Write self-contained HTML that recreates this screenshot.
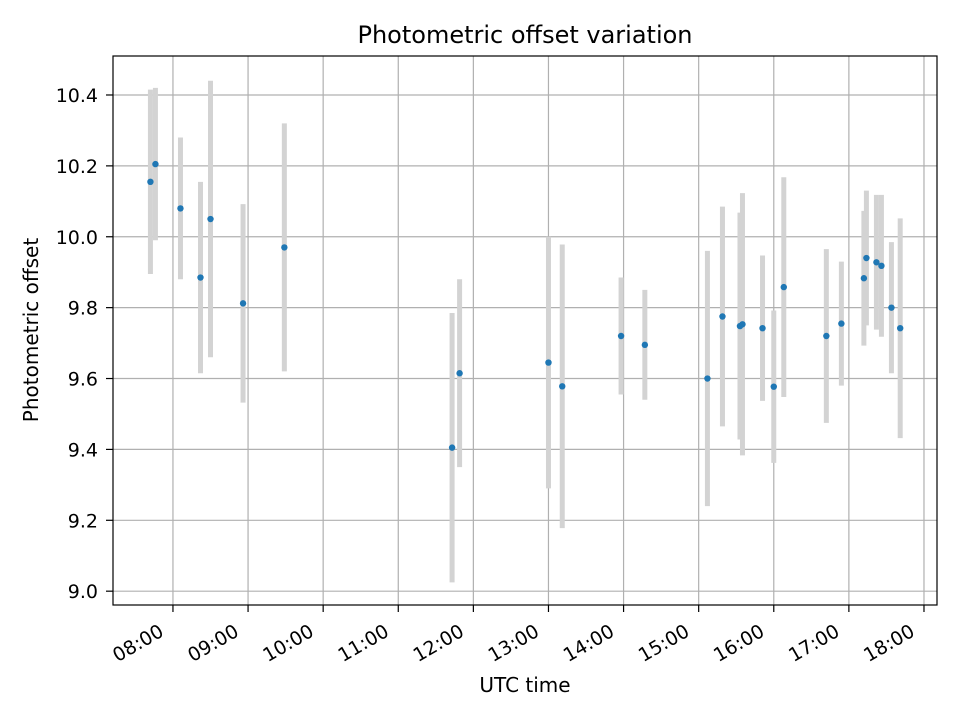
<!DOCTYPE html>
<html><head><meta charset="utf-8"><style>
body{margin:0;background:#fff;font-family:"Liberation Sans","DejaVu Sans",sans-serif;}
svg text{font-family:"DejaVu Sans","Liberation Sans",sans-serif;}
</style></head><body>
<svg id="chart" width="960" height="720" xmlns="http://www.w3.org/2000/svg">
<rect width="960" height="720" fill="#fff"/>
<g id="grid"></g>
<g id="bars"></g>
<g id="pts"></g>
<rect x="113" y="56" width="824" height="549" fill="none" stroke="#000" stroke-width="1.2"/>
<g id="ticks"></g>
<text x="525" y="43" text-anchor="middle" font-size="24">Photometric offset variation</text>
<text x="525" y="692" text-anchor="middle" font-size="20">UTC time</text>
<text transform="translate(38,330) rotate(-90)" text-anchor="middle" font-size="20">Photometric offset</text>
</svg>
<script>
const times=["07:42","07:46","08:06","08:22","08:30","08:56","09:29","11:43","11:49","13:00","13:11","13:58","14:17","15:07","15:19","15:33","15:35","15:51","16:00","16:08","16:42","16:54","17:12","17:14","17:22","17:26","17:34","17:41"];
const offsets=[10.155,10.205,10.08,9.885,10.05,9.812,9.97,9.405,9.615,9.645,9.578,9.72,9.695,9.60,9.775,9.748,9.753,9.742,9.577,9.858,9.72,9.755,9.883,9.94,9.928,9.918,9.80,9.742];
const errors=[0.26,0.215,0.2,0.27,0.39,0.28,0.35,0.38,0.265,0.355,0.4,0.165,0.155,0.36,0.31,0.32,0.37,0.205,0.215,0.31,0.245,0.175,0.19,0.19,0.19,0.2,0.185,0.31];
const xTickLabels=["08:00","09:00","10:00","11:00","12:00","13:00","14:00","15:00","16:00","17:00","18:00"];
const yTickLabels=["9.0","9.2","9.4","9.6","9.8","10.0","10.2","10.4"];
const NS="http://www.w3.org/2000/svg";
const X0=113,X1=937,Y0=56,Y1=605,XMIN=-47.9,XMAX=610.4,YMIN=8.961,YMAX=10.51;
function mins(t){const p=t.split(":");return (+p[0]-8)*60+ +p[1];}
function xs(m){return X0+(m-XMIN)/(XMAX-XMIN)*(X1-X0);}
function ys(v){return Y1-(v-YMIN)/(YMAX-YMIN)*(Y1-Y0);}
function mk(tag,attrs,parent){const e=document.createElementNS(NS,tag);for(const k in attrs)e.setAttribute(k,attrs[k]);parent.appendChild(e);return e;}
const grid=document.getElementById('grid'),ticks=document.getElementById('ticks');
xTickLabels.forEach(l=>{const x=xs(mins(l));
 const g=mk('line',{x1:x,x2:x,y1:Y0,y2:Y1,stroke:'#b0b0b0','stroke-width':1.2},grid);
 
 
 const t=mk('line',{x1:x,x2:x,y1:Y1,y2:Y1+7,stroke:'#000','stroke-width':1.2},ticks);
 
 
 const tx=mk('text',{transform:`translate(${x-8},${Y1+30}) rotate(-30)`,'text-anchor':'end','font-size':'19'},ticks);
 tx.textContent=l;
 
 
});
yTickLabels.forEach(l=>{const y=ys(parseFloat(l));
 const g=mk('line',{x1:X0,x2:X1,y1:y,y2:y,stroke:'#b0b0b0','stroke-width':1.2},grid);
 
 
 const t=mk('line',{x1:X0-7,x2:X0,y1:y,y2:y,stroke:'#000','stroke-width':1.2},ticks);
 
 
 const tx=mk('text',{x:X0-15,y:y+7,'text-anchor':'end','font-size':'19'},ticks);
 tx.textContent=l;
 
 
});
const bars=document.getElementById('bars'),pts=document.getElementById('pts');
times.forEach((t,i)=>{const x=xs(mins(t));
 const b=mk('line',{x1:x,x2:x,y1:ys(offsets[i]+errors[i]),y2:ys(offsets[i]-errors[i]),stroke:'#d3d3d3','stroke-width':5},bars);
 
 
 const c=mk('circle',{cx:x,cy:ys(offsets[i]),r:3.2,fill:'#1f77b4'},pts);
 
 
});
</script>
</body></html>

-*-

**Instructions to follow:**
Print the complete listing exactly as it stands, without its pictures.

**Problem solution:**
Write self-contained HTML that recreates this screenshot.
<!DOCTYPE html>
<html><head><meta charset="utf-8"><style>
body{margin:0;background:#fff;font-family:"Liberation Sans","DejaVu Sans",sans-serif;}
svg text{font-family:"DejaVu Sans","Liberation Sans",sans-serif;}
</style></head><body>
<svg id="chart" width="960" height="720" xmlns="http://www.w3.org/2000/svg">
<rect width="960" height="720" fill="#fff"/>
<g id="grid"></g>
<g id="bars"></g>
<g id="pts"></g>
<rect x="113" y="56" width="824" height="549" fill="none" stroke="#000" stroke-width="1.2"/>
<g id="ticks"></g>
<text x="525" y="43" text-anchor="middle" font-size="24">Photometric offset variation</text>
<text x="525" y="692" text-anchor="middle" font-size="20">UTC time</text>
<text transform="translate(38,330) rotate(-90)" text-anchor="middle" font-size="20">Photometric offset</text>
</svg>
<script>
const times=["07:42","07:46","08:06","08:22","08:30","08:56","09:29","11:43","11:49","13:00","13:11","13:58","14:17","15:07","15:19","15:33","15:35","15:51","16:00","16:08","16:42","16:54","17:12","17:14","17:22","17:26","17:34","17:41"];
const offsets=[10.155,10.205,10.08,9.885,10.05,9.812,9.97,9.405,9.615,9.645,9.578,9.72,9.695,9.60,9.775,9.748,9.753,9.742,9.577,9.858,9.72,9.755,9.883,9.94,9.928,9.918,9.80,9.742];
const errors=[0.26,0.215,0.2,0.27,0.39,0.28,0.35,0.38,0.265,0.355,0.4,0.165,0.155,0.36,0.31,0.32,0.37,0.205,0.215,0.31,0.245,0.175,0.19,0.19,0.19,0.2,0.185,0.31];
const xTickLabels=["08:00","09:00","10:00","11:00","12:00","13:00","14:00","15:00","16:00","17:00","18:00"];
const yTickLabels=["9.0","9.2","9.4","9.6","9.8","10.0","10.2","10.4"];
const NS="http://www.w3.org/2000/svg";
const X0=113,X1=937,Y0=56,Y1=605,XMIN=-47.9,XMAX=610.4,YMIN=8.961,YMAX=10.51;
function mins(t){const p=t.split(":");return (+p[0]-8)*60+ +p[1];}
function xs(m){return X0+(m-XMIN)/(XMAX-XMIN)*(X1-X0);}
function ys(v){return Y1-(v-YMIN)/(YMAX-YMIN)*(Y1-Y0);}
function mk(tag,attrs,parent){const e=document.createElementNS(NS,tag);for(const k in attrs)e.setAttribute(k,attrs[k]);parent.appendChild(e);return e;}
const grid=document.getElementById('grid'),ticks=document.getElementById('ticks');
xTickLabels.forEach(l=>{const x=xs(mins(l));
 const g=mk('line',{x1:x,x2:x,y1:Y0,y2:Y1,stroke:'#b0b0b0','stroke-width':1.2},grid);
 
 
 const t=mk('line',{x1:x,x2:x,y1:Y1,y2:Y1+7,stroke:'#000','stroke-width':1.2},ticks);
 
 
 const tx=mk('text',{transform:`translate(${x-8},${Y1+30}) rotate(-30)`,'text-anchor':'end','font-size':'19'},ticks);
 tx.textContent=l;
 
 
});
yTickLabels.forEach(l=>{const y=ys(parseFloat(l));
 const g=mk('line',{x1:X0,x2:X1,y1:y,y2:y,stroke:'#b0b0b0','stroke-width':1.2},grid);
 
 
 const t=mk('line',{x1:X0-7,x2:X0,y1:y,y2:y,stroke:'#000','stroke-width':1.2},ticks);
 
 
 const tx=mk('text',{x:X0-15,y:y+7,'text-anchor':'end','font-size':'19'},ticks);
 tx.textContent=l;
 
 
});
const bars=document.getElementById('bars'),pts=document.getElementById('pts');
times.forEach((t,i)=>{const x=xs(mins(t));
 const b=mk('line',{x1:x,x2:x,y1:ys(offsets[i]+errors[i]),y2:ys(offsets[i]-errors[i]),stroke:'#d3d3d3','stroke-width':5},bars);
 
 
 const c=mk('circle',{cx:x,cy:ys(offsets[i]),r:3.2,fill:'#1f77b4'},pts);
 
 
});
</script>
</body></html>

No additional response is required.